Exercise goal.
The listing below begins with the first line you should copy; stop after the line containing "radius=262pt] -- cycle;", and drop every picture.

Provided material.
▽
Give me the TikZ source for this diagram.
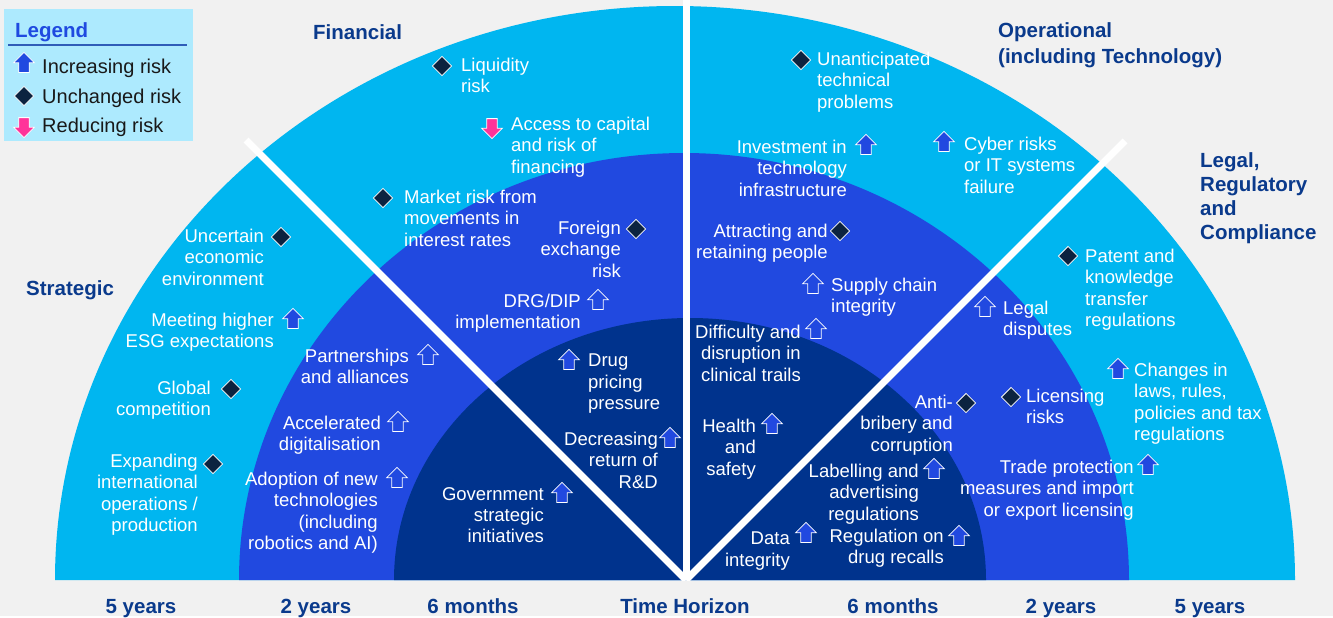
\documentclass[tikz,border=0pt]{standalone}
\usepackage{fontspec}
\setmainfont{Liberation Sans}
\usetikzlibrary{shapes.geometric,shapes.arrows}

\definecolor{bgrey}{HTML}{F1F1F1}
\definecolor{ringouter}{HTML}{00B6F0}
\definecolor{ringmid}{HTML}{2149E0}
\definecolor{ringinner}{HTML}{00338D}
\definecolor{headnavy}{HTML}{0A3A8C}
\definecolor{keyfill}{HTML}{ADEAFE}
\definecolor{keyblue}{HTML}{1F4AE0}
\definecolor{keyline}{HTML}{2F5DB8}
\definecolor{flatnavy}{HTML}{0C2340}
\definecolor{downpink}{HTML}{FF3399}

\begin{document}
\begin{tikzpicture}[x=1pt,y=-1pt,
  risk/.style={text=white,font=\fontsize{18.5}{21.3}\selectfont,inner sep=0pt,
    execute at begin node=\strut},
  riskl/.style={risk,align=left,anchor=north west},
  riskr/.style={risk,align=right,anchor=north east},
  heading/.style={text=headnavy,font=\bfseries\fontsize{20.5}{24.3}\selectfont,
    inner sep=0pt,align=left,anchor=north west,execute at begin node=\strut},
  horizon/.style={text=headnavy,font=\bfseries\fontsize{20.5}{24}\selectfont,
    inner sep=0pt,anchor=base},
  keytext/.style={text=black!90,font=\fontsize{20}{24}\selectfont,inner sep=0pt,
    anchor=base west},
  riskup/.style={single arrow,shape border rotate=90,fill=ringmid,draw=white,
    line width=0.8pt,inner sep=4.8pt,minimum height=20pt,
    single arrow head extend=5.2pt},
  riskdown/.style={riskup,shape border rotate=270,fill=downpink},
  riskflat/.style={diamond,fill=flatnavy,draw=white,line width=0.8pt,
    inner sep=0pt,minimum size=19.5pt},
  divider/.style={white,line width=7pt}]

% page and the three time bands
\fill[bgrey] (0,0) rectangle (1333,616);
\fill[ringouter] (55,580) arc[start angle=180,end angle=0,x radius=620pt,y radius=574pt] -- cycle;
\fill[ringmid] (239,580) arc[start angle=180,end angle=0,x radius=445pt,y radius=427pt] -- cycle;
\fill[ringinner] (394,580) arc[start angle=180,end angle=0,x radius=296pt,y radius=262pt] -- cycle;

% sector dividers
\begin{scope}
  \clip (0,0) rectangle (1333,580);
  \draw[divider] (686,0) -- (686,580);
  \draw[divider] (246,140) -- (686,580);
  \draw[divider] (1125,141) -- (686,580);
\end{scope}

% sector headings
\node[heading] (fin) at (313,22) {Financial};
\node[heading] (ops) at (998,22) {Operational\\[2pt](including Technology)};
\node[heading] (legal) at (1200,152) {Legal,\\Regulatory\\and\\Compliance};
\node[heading] (strat) at (26,278) {Strategic};

% strategic
\node[riskr] (unc) at (264,229) {Uncertain\\economic\\environment};
\node[riskflat] (unc-m) at ([shift={(17,8)}]unc.north east) {};
\node[riskr] (esg) at (274,313) {Meeting higher\\ESG expectations};
\node[riskup] (esg-m) at ([shift={(19,8)}]esg.north east) {};
\node[riskr] (glob) at (211,381) {Global\\competition};
\node[riskflat] (glob-m) at ([shift={(20,8)}]glob.north east) {};
\node[riskr] (expand) at (198,454) {Expanding\\international\\operations /\\production};
\node[riskflat] (expand-m) at ([shift={(15,10)}]expand.north east) {};
\node[riskr] (partner) at (409,349) {Partnerships\\and alliances};
\node[riskup] (partner-m) at ([shift={(19,8)}]partner.north east) {};
\node[riskr] (digital) at (381,416) {Accelerated\\digitalisation};
\node[riskup] (digital-m) at ([shift={(17,8)}]digital.north east) {};
\node[riskr] (adopt) at (378,472) {Adoption of new\\technologies\\(including\\robotics and AI)};
\node[riskup] (adopt-m) at ([shift={(19,8)}]adopt.north east) {};
\node[riskr] (govt) at (544,487) {Government\\strategic\\initiatives};
\node[riskup] (govt-m) at ([shift={(18,8)}]govt.north east) {};

% financial
\node[riskl] (liq) at (461,58) {Liquidity\\risk};
\node[riskflat] (liq-m) at ([shift={(-19,8)}]liq.north west) {};
\node[riskl] (capital) at (511,117) {Access to capital\\and risk of\\financing};
\node[riskdown] (capital-m) at ([shift={(-19,9)}]capital.north west) {};
\node[riskl] (market) at (404,190) {Market risk from\\movements in\\interest rates};
\node[riskflat] (market-m) at ([shift={(-21,8)}]market.north west) {};
\node[riskr] (fx) at (621,221) {Foreign\\exchange\\risk};
\node[riskflat] (fx-m) at ([shift={(15,8)}]fx.north east) {};
\node[riskr] (drg) at (581,294) {DRG/DIP\\implementation};
\node[riskup] (drg-m) at ([shift={(17,8)}]drg.north east) {};
\node[riskl] (drug) at (588,354) {Drug\\pricing\\pressure};
\node[riskup] (drug-m) at ([shift={(-19,8)}]drug.north west) {};
\node[riskr] (rnd) at (658,432) {Decreasing\\return of\\R\&D};
\node[riskup] (rnd-m) at ([shift={(12,8)}]rnd.north east) {};

% operational
\node[riskl] (tech) at (817,52) {Unanticipated\\technical\\problems};
\node[riskflat] (tech-m) at ([shift={(-16,8)}]tech.north west) {};
\node[riskr] (invest) at (847,140) {Investment in\\technology\\infrastructure};
\node[riskup] (invest-m) at ([shift={(19,7)}]invest.north east) {};
\node[riskl] (cyber) at (964,137) {Cyber risks\\or IT systems\\failure};
\node[riskup] (cyber-m) at ([shift={(-20,7)}]cyber.north west) {};
\node[riskr] (people) at (828,224) {Attracting and\\retaining people};
\node[riskflat] (people-m) at ([shift={(12,7)}]people.north east) {};
\node[riskl] (supply) at (831,278) {Supply chain\\integrity};
\node[riskup] (supply-m) at ([shift={(-18,8)}]supply.north west) {};
\node[riskr] (trials) at (801,325) {Difficulty and\\disruption in\\clinical trails};
\node[riskup] (trials-m) at ([shift={(15,6)}]trials.north east) {};
\node[riskr] (health) at (756,419) {Health\\and\\safety};
\node[riskup] (health-m) at ([shift={(16,7)}]health.north east) {};

% legal, regulatory and compliance
\node[riskr] (data) at (790,532) {Data\\integrity};
\node[riskup] (data-m) at ([shift={(16,3)}]data.north east) {};
\node[riskr] (bribe) at (953,395) {Anti-\\bribery and\\corruption};
\node[riskflat] (bribe-m) at ([shift={(13,8)}]bribe.north east) {};
\node[riskr] (label) at (919,464) {Labelling and\\advertising\\regulations};
\node[riskup] (label-m) at ([shift={(15,7)}]label.north east) {};
\node[riskr] (recall) at (944,529) {Regulation on\\drug recalls};
\node[riskup] (recall-m) at ([shift={(15,9)}]recall.north east) {};
\node[riskl] (dispute) at (1003,301) {Legal\\disputes};
\node[riskup] (dispute-m) at ([shift={(-18,8)}]dispute.north west) {};
\node[riskl] (licence) at (1026,389) {Licensing\\risks};
\node[riskflat] (licence-m) at ([shift={(-15,8)}]licence.north west) {};
\node[riskr] (trade) at (1134,460) {Trade protection\\measures and import\\or export licensing};
\node[riskup] (trade-m) at ([shift={(14,7)}]trade.north east) {};
\node[riskl] (patent) at (1085,249) {Patent and\\knowledge\\transfer\\regulations};
\node[riskflat] (patent-m) at ([shift={(-17,7)}]patent.north west) {};
\node[riskl] (laws) at (1134,363) {Changes in\\laws, rules,\\policies and tax\\regulations};
\node[riskup] (laws-m) at ([shift={(-16,8)}]laws.north west) {};

% time axis
\node[horizon] (h1) at (141,613) {5 years};
\node[horizon] (h2) at (316,613) {2 years};
\node[horizon] (h3) at (473,613) {6 months};
\node[horizon] (h0) at (685,613) {Time Horizon};
\node[horizon] (h4) at (893,613) {6 months};
\node[horizon] (h5) at (1061,613) {2 years};
\node[horizon] (h6) at (1210,613) {5 years};

% key
\fill[keyfill] (4,9) rectangle (193,141);
\node[anchor=base west,text=keyblue,font=\bfseries\fontsize{20.5}{24}\selectfont,
  inner sep=0pt] (key) at (15,37) {Legend};
\draw[keyline,line width=1.5pt] (8,45) -- (187,45);
\node[riskup] (key-up) at (24,65) {};
\node[keytext] (key-up-t) at (42,73) {Increasing risk};
\node[riskflat] (key-flat) at (24,96) {};
\node[keytext] (key-flat-t) at (42,103) {Unchanged risk};
\node[riskdown] (key-down) at (24,125) {};
\node[keytext] (key-down-t) at (42,132) {Reducing risk};
\end{tikzpicture}
\end{document}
△
Exercise response.
Give me the TikZ source for this diagram.
\documentclass[tikz,border=0pt]{standalone}
\usepackage{fontspec}
\setmainfont{Liberation Sans}
\usetikzlibrary{shapes.geometric,shapes.arrows}

\definecolor{bgrey}{HTML}{F1F1F1}
\definecolor{ringouter}{HTML}{00B6F0}
\definecolor{ringmid}{HTML}{2149E0}
\definecolor{ringinner}{HTML}{00338D}
\definecolor{headnavy}{HTML}{0A3A8C}
\definecolor{keyfill}{HTML}{ADEAFE}
\definecolor{keyblue}{HTML}{1F4AE0}
\definecolor{keyline}{HTML}{2F5DB8}
\definecolor{flatnavy}{HTML}{0C2340}
\definecolor{downpink}{HTML}{FF3399}

\begin{document}
\begin{tikzpicture}[x=1pt,y=-1pt,
  risk/.style={text=white,font=\fontsize{18.5}{21.3}\selectfont,inner sep=0pt,
    execute at begin node=\strut},
  riskl/.style={risk,align=left,anchor=north west},
  riskr/.style={risk,align=right,anchor=north east},
  heading/.style={text=headnavy,font=\bfseries\fontsize{20.5}{24.3}\selectfont,
    inner sep=0pt,align=left,anchor=north west,execute at begin node=\strut},
  horizon/.style={text=headnavy,font=\bfseries\fontsize{20.5}{24}\selectfont,
    inner sep=0pt,anchor=base},
  keytext/.style={text=black!90,font=\fontsize{20}{24}\selectfont,inner sep=0pt,
    anchor=base west},
  riskup/.style={single arrow,shape border rotate=90,fill=ringmid,draw=white,
    line width=0.8pt,inner sep=4.8pt,minimum height=20pt,
    single arrow head extend=5.2pt},
  riskdown/.style={riskup,shape border rotate=270,fill=downpink},
  riskflat/.style={diamond,fill=flatnavy,draw=white,line width=0.8pt,
    inner sep=0pt,minimum size=19.5pt},
  divider/.style={white,line width=7pt}]

% page and the three time bands
\fill[bgrey] (0,0) rectangle (1333,616);
\fill[ringouter] (55,580) arc[start angle=180,end angle=0,x radius=620pt,y radius=574pt] -- cycle;
\fill[ringmid] (239,580) arc[start angle=180,end angle=0,x radius=445pt,y radius=427pt] -- cycle;
\fill[ringinner] (394,580) arc[start angle=180,end angle=0,x radius=296pt,y radius=262pt] -- cycle;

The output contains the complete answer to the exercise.